When that renegotiation might happen is a mystery. Nishant Tella of Inner Circle Sports, a New York–based investment bank that advises on the acquisition and sale of sports franchises, said that cable companies have a vested interest in keeping these negotiations — and their revenue figures — as quiet as possible to avoid angering customers over rising bills. The same goes for the RSNs, and it goes double for teams like the Orioles that have controlling interests in their networks: If the public fully understood how much money RSNs can generate, outrage over the team’s low payroll would likely ensue.
Rights fees are another variable. In 2012, the Orioles and Nationals each got $29 million in rights fees from MASN and its spinoff network, MASN2.8 As part of MLB’s revenue-sharing program, every team must share 34 percent of RSN rights-fees revenue with other clubs. When a team signs a deal with an existing RSN, the network agrees to pay the team a certain amount per year in rights fees, from which that 34 percent stems. If a team owns its RSN, however, it gets to keep a bigger chunk of subscription and advertising revenue. The team must pay itself some amount in rights fees, and while there’s no hard-and-fast rule for what that amount is, MLB tries to ensure that the figure is roughly commensurate with industry averages, adjusted as necessary for market size. Thirty-four percent of that figure then gets thrown into the revenue-sharing pot. After that, the RSN-owning team gets to keep all remaining profit, since MLB considers RSN ownership a separate business venture that’s not subject to the usual revenue-sharing rules.

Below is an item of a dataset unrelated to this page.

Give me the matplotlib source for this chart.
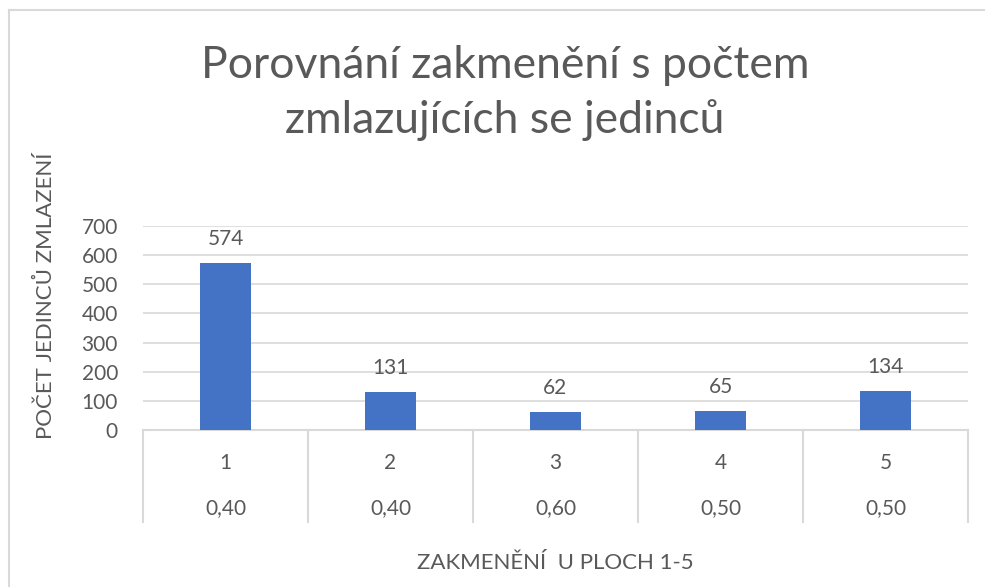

Baltimore is one of the few teams that owns a majority share in its RSN,9 fostering a strong interest in keeping rights fees as low as possible. Controlling the lion’s share of MASN allows the Orioles to reap most of the network’s profits.
When the Lerner family bought the Nationals in 2006, it was saddled with this lemon of a deal, in which neither it nor the team’s first president, Stan Kasten, had any say. The terms stipulated that the deal could be renegotiated after five full seasons, and the Nats took their first opportunity to challenge the terms after the 2011 season. When that challenge dragged into 2012, those terms looked even more unfair. After spending years rebuilding a franchise that had been decimated by penny-pinching and mismanagement in Montreal, the Nats finally made the playoffs for the first time, winning 98 games and the NL East title. That same year, the Orioles made the postseason for the first time in 15 seasons. MASN viewership skyrocketed, enhancing the network’s already rising economic profile, but the Nats saw just a fraction of the returns.
Since the Nationals couldn’t contest the equity element of the deal, they tried for higher rights fees, asking for $100 million a year. The Orioles countered with a 20 percent raise, to about $35 million. There’s no hope in hell of an easy compromise when the two sides are that far apart, and the Orioles have good reason to dig in their heels. Remember that while RSN rights fees are subject to revenue sharing, the money left after those rights fees have been paid out is not. Remember, too, that the O’s and Nats must make the same amount in rights fees every year. So if Washington succeeded in getting $100 million a year in rights fees, Baltimore would have to pay itself $100 million a year, too. That would force the Orioles to pay the 34 percent revenue-sharing tax on $100 million instead of on the current $29 million. It would also leave MASN broke.
One potential resolution would be for the Nationals to acquire a big enough chunk of MASN from the Orioles to make the teams 50-50 partners. A 2013 Bloomberg report pegged MASN’s market value at $492 million, so the Nats would need to pay the Orioles slightly more than $167 million to acquire the 34 percent needed to get to 50-50. Other rumors have circulated. A committee of representatives from the Rays, Mets, and Pirates is brainstorming ways to resolve the MASN dispute, and if MLB eventually forces the Orioles to pay out considerably more in rights fees without receiving any financial consideration in return, it would significantly affect the team’s finances. While Angelos and his representatives on Baltimore’s business side declined to comment for this story, that would be the most logical defense to offer critics who say the team is raking in MASN cash but refusing to increase payroll.